V. Drüke, D. Filges, R. D. Neef, N. Paul, H. Schaal
Nuclear Science and Engineering | Volume 97 | Number 1 | September 1987 | Pages 37-52
Technical Paper | doi.org/10.13182/NSE87-A23494
Articles are hosted by Taylor and Francis Online.
Several fuel-loading concepts are proposed for high-temperature reactors of the pebble-bed type. A very promising one is the so-called OTTO (once through then out) loading scheme. Some of the intrinsic features of OTTO fuel loading are the axial nonsymmetrical power and neutron flux distribution with a pronounced maximum at the upper reactor core region. Since the neutron physics of OTTO cores will be very different from previous homogeneous fuel-loading schemes, detailed experimental and theoretical investigations of these objectives were performed at the critical facility KAHTER. Experimental and theoretical investigations have been carried out to determine critical masses, reaction rates, and control rod worths in the upper cavity and top reflector.
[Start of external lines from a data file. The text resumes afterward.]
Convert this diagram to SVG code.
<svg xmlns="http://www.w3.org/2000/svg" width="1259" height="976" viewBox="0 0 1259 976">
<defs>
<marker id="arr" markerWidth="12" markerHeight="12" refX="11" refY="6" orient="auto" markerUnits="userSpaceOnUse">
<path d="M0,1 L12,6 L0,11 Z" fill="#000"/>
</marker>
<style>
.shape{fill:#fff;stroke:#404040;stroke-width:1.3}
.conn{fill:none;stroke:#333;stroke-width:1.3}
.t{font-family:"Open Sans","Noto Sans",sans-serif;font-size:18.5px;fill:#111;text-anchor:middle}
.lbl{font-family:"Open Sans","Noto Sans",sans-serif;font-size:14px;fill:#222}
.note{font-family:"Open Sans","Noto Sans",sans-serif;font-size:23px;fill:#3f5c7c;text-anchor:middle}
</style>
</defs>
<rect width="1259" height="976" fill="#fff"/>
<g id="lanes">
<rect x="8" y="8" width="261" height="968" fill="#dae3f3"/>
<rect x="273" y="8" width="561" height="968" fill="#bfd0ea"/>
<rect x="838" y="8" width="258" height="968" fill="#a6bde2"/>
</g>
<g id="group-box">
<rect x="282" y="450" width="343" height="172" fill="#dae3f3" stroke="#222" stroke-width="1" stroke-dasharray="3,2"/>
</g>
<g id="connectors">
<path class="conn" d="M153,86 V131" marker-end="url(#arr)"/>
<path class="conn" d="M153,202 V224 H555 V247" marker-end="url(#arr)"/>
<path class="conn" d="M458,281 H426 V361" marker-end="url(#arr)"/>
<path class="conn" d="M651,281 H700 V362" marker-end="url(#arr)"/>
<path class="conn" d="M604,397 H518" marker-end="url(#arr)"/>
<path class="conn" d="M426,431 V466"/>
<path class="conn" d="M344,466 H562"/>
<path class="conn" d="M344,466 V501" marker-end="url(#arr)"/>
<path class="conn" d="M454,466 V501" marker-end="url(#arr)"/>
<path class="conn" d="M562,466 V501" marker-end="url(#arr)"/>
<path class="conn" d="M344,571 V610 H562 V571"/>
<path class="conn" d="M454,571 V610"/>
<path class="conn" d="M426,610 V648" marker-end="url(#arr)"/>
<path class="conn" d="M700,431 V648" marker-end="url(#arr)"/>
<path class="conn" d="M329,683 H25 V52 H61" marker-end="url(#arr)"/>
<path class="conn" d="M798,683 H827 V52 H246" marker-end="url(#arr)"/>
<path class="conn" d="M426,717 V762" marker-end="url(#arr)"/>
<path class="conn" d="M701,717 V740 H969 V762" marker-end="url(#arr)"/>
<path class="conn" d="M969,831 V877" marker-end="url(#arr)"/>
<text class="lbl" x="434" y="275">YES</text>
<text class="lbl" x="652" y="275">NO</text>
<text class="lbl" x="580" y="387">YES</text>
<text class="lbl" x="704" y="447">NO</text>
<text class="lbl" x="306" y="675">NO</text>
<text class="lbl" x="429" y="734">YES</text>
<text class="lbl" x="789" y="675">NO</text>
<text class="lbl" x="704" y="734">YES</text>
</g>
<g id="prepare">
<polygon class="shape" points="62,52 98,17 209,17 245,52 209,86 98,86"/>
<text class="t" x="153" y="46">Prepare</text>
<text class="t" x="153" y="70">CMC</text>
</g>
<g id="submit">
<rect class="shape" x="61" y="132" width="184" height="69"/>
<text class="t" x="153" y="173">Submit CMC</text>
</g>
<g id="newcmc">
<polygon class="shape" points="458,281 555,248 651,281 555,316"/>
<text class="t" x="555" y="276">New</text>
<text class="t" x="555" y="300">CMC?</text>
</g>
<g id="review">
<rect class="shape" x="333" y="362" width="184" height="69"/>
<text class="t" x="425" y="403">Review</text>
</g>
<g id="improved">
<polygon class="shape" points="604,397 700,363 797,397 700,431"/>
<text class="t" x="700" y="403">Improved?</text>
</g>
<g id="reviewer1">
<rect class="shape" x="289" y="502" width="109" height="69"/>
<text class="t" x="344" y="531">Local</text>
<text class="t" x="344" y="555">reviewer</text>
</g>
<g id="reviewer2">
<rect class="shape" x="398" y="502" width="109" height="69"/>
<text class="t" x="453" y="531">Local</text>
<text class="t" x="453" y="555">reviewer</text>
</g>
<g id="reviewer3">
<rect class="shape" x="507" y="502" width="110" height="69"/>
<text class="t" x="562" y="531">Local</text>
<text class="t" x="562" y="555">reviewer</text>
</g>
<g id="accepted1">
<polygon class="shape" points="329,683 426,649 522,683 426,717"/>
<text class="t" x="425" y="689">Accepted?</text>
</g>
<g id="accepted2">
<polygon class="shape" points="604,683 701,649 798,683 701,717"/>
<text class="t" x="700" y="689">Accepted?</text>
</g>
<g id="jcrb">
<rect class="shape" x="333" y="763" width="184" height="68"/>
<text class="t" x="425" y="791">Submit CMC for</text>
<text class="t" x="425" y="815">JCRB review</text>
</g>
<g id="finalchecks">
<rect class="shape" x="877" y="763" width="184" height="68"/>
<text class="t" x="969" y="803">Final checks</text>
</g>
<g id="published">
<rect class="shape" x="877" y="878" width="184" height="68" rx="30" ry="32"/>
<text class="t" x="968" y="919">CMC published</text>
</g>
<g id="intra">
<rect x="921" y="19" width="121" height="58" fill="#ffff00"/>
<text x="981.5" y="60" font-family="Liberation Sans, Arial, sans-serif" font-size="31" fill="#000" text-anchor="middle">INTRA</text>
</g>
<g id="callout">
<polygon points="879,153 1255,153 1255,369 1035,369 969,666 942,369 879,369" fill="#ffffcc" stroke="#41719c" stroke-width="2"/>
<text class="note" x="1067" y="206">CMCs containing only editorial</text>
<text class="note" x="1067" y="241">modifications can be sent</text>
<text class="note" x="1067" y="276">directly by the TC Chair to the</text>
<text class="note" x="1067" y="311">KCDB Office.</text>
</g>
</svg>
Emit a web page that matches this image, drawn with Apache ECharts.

Fast flux distributions in upper graphite reflectors were also measured to estimate graphite damage. The critical masses and keff’s are calculated using two- and three-dimensional code systems. The three-dimensional codes give keff values for the high-temperature gas-cooled reactor OTTO cores at zero burnup within a margin that is currently standard for these calculations. The agreement of measured and calculated reactivity worths of the top reflector rods is better than 2%.